In past years, Nurture Nature Center has held composting workshops (and we will again!). In the photo above, Sophia Feller is demonstrating her all-in-one method for producing a bin of compost in less than two months, without turning the pile. Follow the steps below to find out how she was able to do that. But keep in mind that any method of composting will result in an organic material that will increase the productivity of your soil.

A healthy compost pile will be loaded with invertebrates. Primary consumers—earthworms, mites millipedes, sowbugs, earthworms, and others—eat the leaves, weeds, and apple cores that you put in your bin. Secondary consumers, such as springtails, nematodes, and feather-winged beetles, eat the primary consumers. And earwigs, rove beetles, ants, predatory mites, and others eat the secondary consumers. All are part of the community, and part of the process.

It’s helpful to have an enclosure for your compost pile. It should be at least 3 ft by 3 ft. Save your kitchen scraps and weeds, your brown leaves, shredded paper, even pet hair! Layering green materials (food scraps, coffee grounds, seed-free weeds, grass clippings, manure) with brown (dried leaves, pine needles, wood chips, shredded paper) and turning the pile frequently will give you the fastest and best results. But if you don’t have access to the ideal mix of materials, a more haphazard approach will also produce compost—it will just take longer.

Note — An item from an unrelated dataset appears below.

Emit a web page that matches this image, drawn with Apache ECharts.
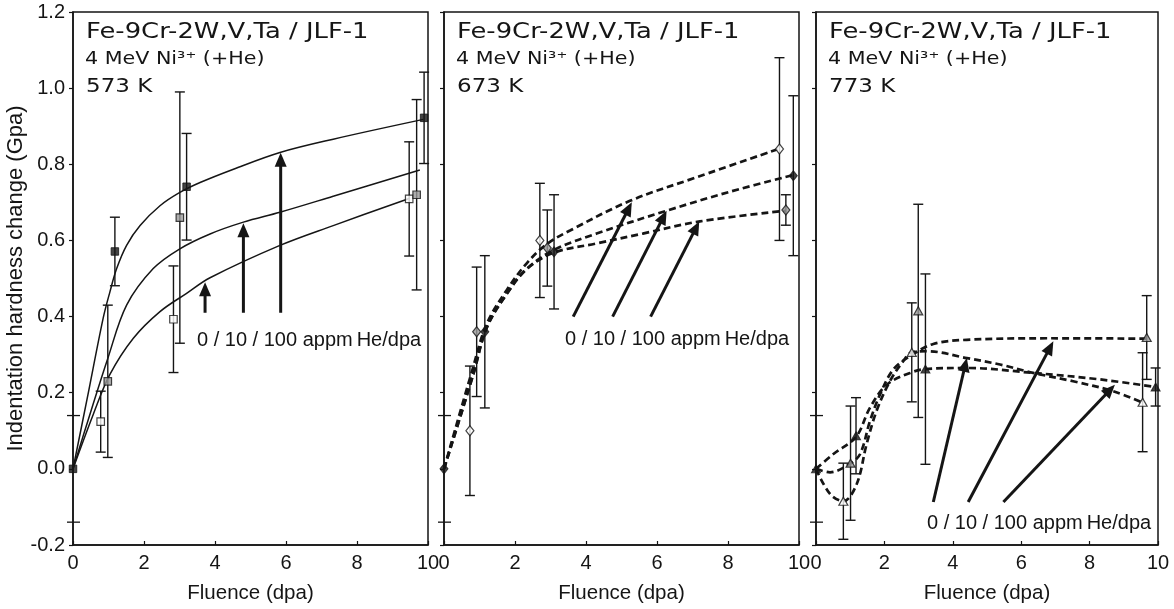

Step-by-Step No-Turn Compost

Step 1: Start with a bottom layer of leaves or wood chips, and add kitchen scraps or other green materials. Sophia collected buckets of scraps from local coffeehouses and juice bars. Having a large quantity of “green” materials makes it possible to layer an entire bin with compostables all at once.

Note that the bin is constructed using free shipping pallets, and lined with wire mesh.

 

 

 

 

 

 

 

 

 

 

Step 2: Cover the “green” layer with wood chips or another “brown,” such as dried leaves collected and bagged in fall. Raw wood chips can often be obtained free from an arborist, and will help keep the pile aerated. Shredded paper is also considered a “brown,” and can be layered over the wood chips.

Step 3: Add another layer of “green” materials.

Steps 4, 5, and so on: Continue to layer “green” and “brown” until the bin is full. Top off the bin with wood chips or dried leaves.

The right balance of “green” and “brown” will cause the pile to heat up. A hot pile will compost much more quickly than a cold pile. Add a layer of finished compost to your garden soil every year, and put a shovelful in each hole when planting tomatoes.